Next month is the 30th anniversary of the death of the American ethologist John B. Calhoun. In the early 1960s, he created an series of experiments to discover the causes of social dysfunction. His most famous work involved a so-called ‘rat utopia’ in which rodents were provided comfortable living quarters with unlimited food, water and warmth, and protection from predators. In this cosy environment, the only bar to ratty heaven was that space was limited.
Nonetheless, the happy rats bred prodigiously until their quarters became uncomfortably overcrowded. This lack of space meant they were unable to control with whom or how often they came into social contact. Routine acts like feeding, grooming, nest-building and rearing young were all interrupted by an abundance of social contact.
When faced with conflict over space, the adrenal system kicked in: fight or flight. The problem was that with nowhere to run to, savage battles erupted. Cannibalism and infanticide soon took hold. Even without hunger or disease, some groups saw infant mortality reach as high as 96 per cent. Too much contact with other rats meant increasing disruption to the rearing of young, even when they weren’t being intentionally killed.
Meanwhile, growing numbers of males became hyper-sexual, exhibiting what’s described as poly- or pansexual behaviour while many turned to homosexuality. Calhoun termed some of them ‘the beautiful ones’; males that ate, drank, slept and groomed themselves and chose never to fight or seek out a mate.
He described this as the ‘first death’, the loss of social skills that irreparably damaged the functioning of the group. Then came the second death, when the population quickly died out, despite the continued abundance of food and water.
Some rats were removed from this hyper-sexual, hyper-violent world. Yet when they were returned to a normal rodent environment they continued the strange behaviour that they had acquired in Calhoun’s quarters: he dubbed them ‘autistic-like creatures’. He noted that they no longer associated with their fellow rats, abstained from all forms of sex, and remained celibate and inviolate until they died of natural causes.
Aberrant behaviour would increase until it became dominant
The conclusion that Calhoun drew from his experiments was that these rats predicated what would happen to humans, crowded into our overpopulated cities.

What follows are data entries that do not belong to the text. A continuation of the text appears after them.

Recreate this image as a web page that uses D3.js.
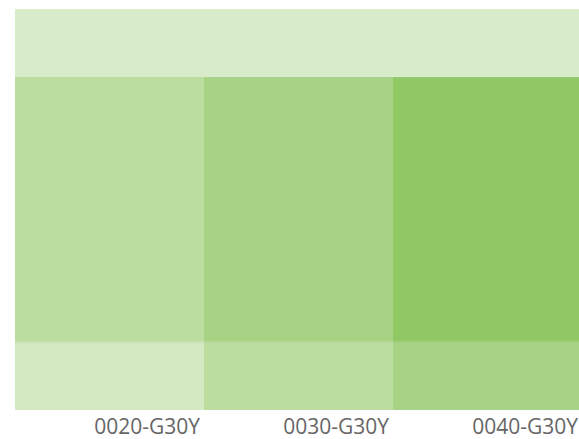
<!DOCTYPE html>
<html>
<head>
<meta charset="utf-8">
<script src="https://cdn.jsdelivr.net/npm/d3@7"></script>
<style>
html,body{margin:0;padding:0;background:#fff;overflow:hidden;}
svg{display:block;}
</style>
</head>
<body>
<div id="chart"></div>
<script>
const categories = ["0020-G30Y", "0030-G30Y", "0040-G30Y"];
const rows = ["top", "middle", "bottom"];
const rowShare = [0.17, 0.66, 0.17];
const topColors = ["#d8ecca"];
const middleColors = ["#bbde9f", "#a8d384", "#90c963"];
const bottomColors = ["#d4e9c2", "#bbde9f", "#a8d384"];

const W = 579, H = 439;
const svg = d3.select("#chart").append("svg").attr("width", W).attr("height", H);

const x = d3.scaleBand().domain(categories).range([15, 582]).padding(0);
const cum = [0];
rowShare.forEach(v => cum.push(cum[cum.length - 1] + v));
const y = d3.scaleLinear().domain([0, cum[cum.length - 1]]).range([9, 410]);

const cells = [];
cells.push({row: 0, x0: x.range()[0], x1: x.range()[1], color: topColors[0]});
categories.forEach((c, i) => {
  cells.push({row: 1, x0: x(c), x1: x(c) + x.bandwidth(), color: middleColors[i]});
  cells.push({row: 2, x0: x(c), x1: x(c) + x.bandwidth(), color: bottomColors[i]});
});

svg.append("g").selectAll("rect").data(cells).join("rect")
  .attr("x", d => d.x0)
  .attr("y", d => y(cum[d.row]))
  .attr("width", d => d.x1 - d.x0)
  .attr("height", d => y(cum[d.row + 1]) - y(cum[d.row]))
  .attr("fill", d => d.color);

// faint row separators
svg.append("g").selectAll("line").data([1, 2]).join("line")
  .attr("x1", 15).attr("x2", 582)
  .attr("y1", d => Math.round(y(cum[d])) + 0.5)
  .attr("y2", d => Math.round(y(cum[d])) + 0.5)
  .attr("stroke", "rgba(0,0,0,0.04)");

const axis = d3.axisBottom(x).tickSize(0).tickPadding(0);
const g = svg.append("g").attr("transform", "translate(0,410)").call(axis);
g.select(".domain").remove();
g.selectAll("text")
  .attr("text-anchor", "end")
  .attr("x", x.bandwidth() / 2 - 4)
  .attr("dy", null)
  .attr("y", 24)
  .attr("fill", "#666")
  .style("font-family", "'Open Sans', sans-serif")
  .style("font-size", "21px");
</script>
</body>
</html>
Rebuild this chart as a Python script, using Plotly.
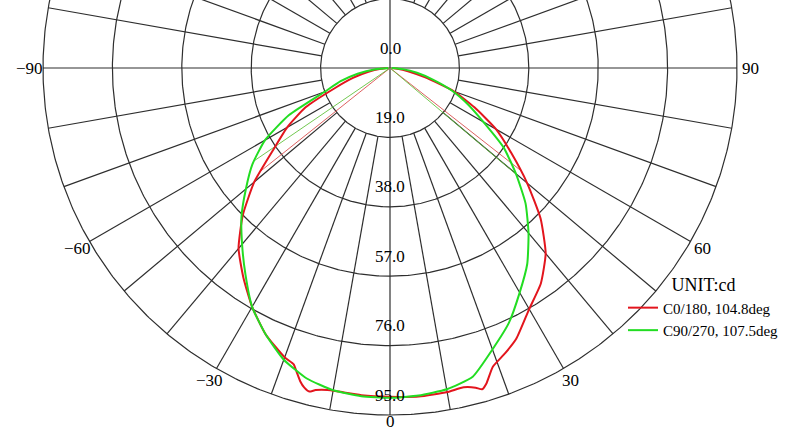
import numpy as np
import plotly.graph_objects as go

# luminous intensity, cd, gamma angle in degrees (0 = straight down)
C0_ANGLES = [-90, -85, -80, -75, -70, -65, -60, -55, -50, -45, -40, -35, -30, -25,
             -20, -18, -17, -16, -15, -14, -13, -11, -9, -5, 0, 5, 10, 13, 15, 16,
             17, 19, 22, 25, 30, 35, 40, 45, 50, 55, 60, 65, 70, 75, 80, 85, 90]
C0_VALUES = [0.5, 2.5, 6.0, 10.5, 16.0, 25.5, 32.5, 39.0, 48.5, 57.0, 64.5, 70.0, 75.5, 80.5,
             84.3, 85.3, 87.2, 89.2, 90.6, 91.3, 90.5, 89.8, 89.7, 89.9, 90.0, 90.3, 90.1, 89.7, 90.6, 91.5,
             90.3, 86.5, 84.2, 81.8, 76.2, 72.0, 66.3, 58.3, 49.0, 40.5, 33.5, 25.5, 18.5, 10.0, 5.0, 2.0, 0.5]

C90_ANGLES = [-90, -85, -80, -75, -70, -65, -60, -55, -50, -45, -40, -35, -30, -25, -20,
              -15, -10, -5, 0, 5, 10, 15, 20, 25, 30, 35, 40, 45, 50, 55, 60, 65, 70,
              75, 80, 85, 90]
C90_VALUES = [0.5, 4.0, 9.0, 14.0, 19.0, 30.5, 39.5, 46.0, 51.5, 57.5, 63.0, 69.0, 75.5, 80.5, 85.0,
              88.0, 89.6, 90.2, 90.3, 90.0, 89.3, 87.5, 82.0, 77.0, 71.0, 65.5, 59.0, 52.5, 45.0, 38.0, 29.5, 23.5, 18.0,
              12.0, 7.5, 3.5, 0.5]

RING_VALUES = [19.0, 38.0, 57.0, 76.0, 95.0]
RING_LABELS = ["0.0", "19.0", "38.0", "57.0", "76.0", "95.0"]
SPOKE_ANGLES = list(range(-180, 180, 10))
ANGLE_TICKS = [-90, -60, -30, 0, 30, 60, 90]
ANGLE_LABELS = ["\u221290", "\u221260", "\u221230", "0", "30", "60", "90"]

SERIES = [
    ("C0/180, 104.8deg", C0_ANGLES, C0_VALUES, "#e3151d", "rgba(215,70,70,0.85)"),
    ("C90/270, 107.5deg", C90_ANGLES, C90_VALUES, "#22dd22", "rgba(90,190,50,0.85)"),
]

GRID = "#2e2e2e"
FONT = "Liberation Serif, Times New Roman, serif"

W, H = 793, 435
CX, CY = 390, 68           # pole position in pixels
PX = 347 / RING_VALUES[-1]  # pixels per cd


def to_xy(theta, r):
    t = np.radians(np.asarray(theta, dtype=float))
    r = np.asarray(r, dtype=float)
    return r * np.sin(t), -r * np.cos(t)


fig = go.Figure()

# rings
circle = np.linspace(0, 360, 721)
for rv in RING_VALUES:
    x, y = to_xy(circle, np.full_like(circle, rv))
    fig.add_trace(go.Scatter(x=x, y=y, mode="lines", line=dict(color=GRID, width=1.2),
                             hoverinfo="skip", showlegend=False))

# spokes: main axes go through the pole, the others start at the first ring
sx, sy = [], []
for a in SPOKE_ANGLES:
    r0 = 0 if a % 90 == 0 else RING_VALUES[0]
    x, y = to_xy([a, a], [r0, RING_VALUES[-1]])
    sx += list(x) + [None]
    sy += list(y) + [None]
fig.add_trace(go.Scatter(x=sx, y=sy, mode="lines", line=dict(color=GRID, width=1.2),
                         hoverinfo="skip", showlegend=False))

# beam angle lines (50 % of peak) and curves
for name, angs, vals, color, thin in SERIES:
    angs = np.array(angs, dtype=float)
    vals = np.array(vals, dtype=float)
    half = vals.max() / 2
    left = angs <= -30
    right = angs >= 30
    a_left = np.interp(half, vals[left], angs[left])
    a_right = np.interp(half, vals[right][::-1], angs[right][::-1])
    bx, by = [], []
    for a in (a_left, a_right):
        x, y = to_xy([a, a], [0, half])
        bx += list(x) + [None]
        by += list(y) + [None]
    fig.add_trace(go.Scatter(x=bx, y=by, mode="lines", line=dict(color=thin, width=1),
                             hoverinfo="skip", showlegend=False))

for name, angs, vals, color, thin in SERIES:
    x, y = to_xy(angs, vals)
    fig.add_trace(go.Scatter(x=x, y=y, mode="lines", name=name,
                             line=dict(color=color, width=2, shape="spline", smoothing=0.5)))

# radial labels, drawn just above each ring on the vertical axis
for val, lab in zip([0.0] + RING_VALUES, RING_LABELS):
    fig.add_annotation(x=0, y=-val, text=lab, showarrow=False, yshift=20,
                       font=dict(family=FONT, size=17, color="#000000"))

# angle labels outside the outer ring (the bottom one sits a bit closer)
for a, lab in zip(ANGLE_TICKS, ANGLE_LABELS):
    x, y = to_xy(a, RING_VALUES[-1] * (1.02 if a == 0 else 1.04))
    fig.add_annotation(x=float(x), y=float(y), text=lab, showarrow=False,
                       font=dict(family=FONT, size=17, color="#000000"))

fig.update_layout(
    width=W,
    height=H,
    margin=dict(l=0, r=0, t=0, b=0),
    paper_bgcolor="#ffffff",
    plot_bgcolor="#ffffff",
    font=dict(family=FONT, color="#000000"),
    legend=dict(
        title=dict(text="UNIT:cd", side="top center", font=dict(family=FONT, size=18)),
        font=dict(family=FONT, size=15, color="#000000"),
        x=623 / W, xanchor="left",
        y=1 - 268 / H, yanchor="top",
        bgcolor="rgba(0,0,0,0)",
        tracegroupgap=0,
    ),
)
fig.update_xaxes(range=[-CX / PX, (W - CX) / PX], visible=False, fixedrange=True)
fig.update_yaxes(range=[-(H - CY) / PX, CY / PX], visible=False, fixedrange=True)

fig.write_html("out.html", config={"displayModeBar": False},
               post_script="document.body.style.margin = '0';")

Aberrant behaviour, Calhoun said, would increase until it became dominant in such an unnatural environment, and deviant sexual habits or complete abstinence would become ever more common. Violence would also increase, and unless our numbers were controlled and drastically limited, the lives of mankind would once again revert to being, in the words of the philosopher Thomas Hobbes, ‘nasty, brutish and short’.
So, was Calhoun correct? Squeezed into our ever tighter spaces, jostled on every side by our fellow creatures, and finding it increasingly difficult to breathe clean air or drink pure water, or even find our own room to be ourselves, are we destined to follow the rats into neurotic oblivion? Looking around, and observing our hyper-sexualised world and the prevalence of petty crime and disorder, it is difficult to be optimistic.